Thésée, sa vie nouvelle
Une expérience inoubliable ! J’ai eu le sentiment de voyager en compagnie des Parques, de voir la mort défiler sur l’écheveau, d’être témoin d’un dialogue intime entre l’auteur et Atropos. Pourquoi as-tu coupé le fil de leurs vies ? Comment puis-je me retenir à l’existence que tu me concèdes ? Quel lien peut-il y avoir entre mon mal être et le funeste destin de ma lignée ? Thésée souffre, corps et âme. Il ne peut s’y résoudre : la douleur des anciens l’empêche d’avancer.

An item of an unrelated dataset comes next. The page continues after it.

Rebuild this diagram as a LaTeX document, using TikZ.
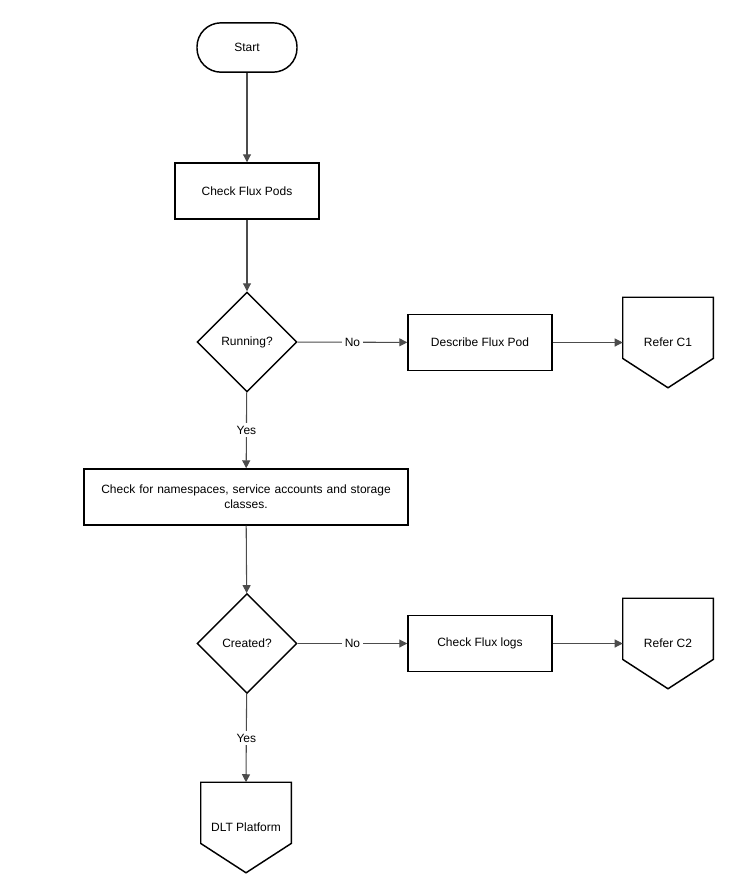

Un atavisme les condamne tous dans la famille, une blessure secrète à laquelle il tente d’échapper en allant vers l’est, quittant sa langue et son pays. Une fuite en avant pour ne pas regarder le passé en face. En vain. Il est rattrapé par l’Histoire (ce maudit vingtième siècle), et par toutes ces histoires enfouies dans l’inconscient familial, le déni de judéité, l’Allemagne en minotaure, les mensonges du progrès, le rêve d’une France belle et universelle.
Pour survivre, il fouille les albums, il interroge les tombes. Il lui faudra toucher la vérité de ses chers disparus, son frère d’armes dont il n’a pas vu les larmes, ses parents ivres de réussites économiques et sociales. Lui sera tout le contraire : « surtout ne pas faire carrière, être un homme d’intérieur, savoir faire cuire les œufs et changer les couches, se tenir au plus près des petits détails de l’existence ». Juger ses aînés, pointer leurs erreurs, railler leurs illusions, c’est le commencement de sa guérison, de son retour à la vie.
Il en a douté, tous ces lieux, toutes ces dates… ce ne sont que des occurrences, des coïncidences ! Il devra se faire une raison : les traumas traversent les générations. Il paraît même que c’est une science, l’épigénétique.
Ce livre, d’une rare beauté, se gravera dans ma mémoire.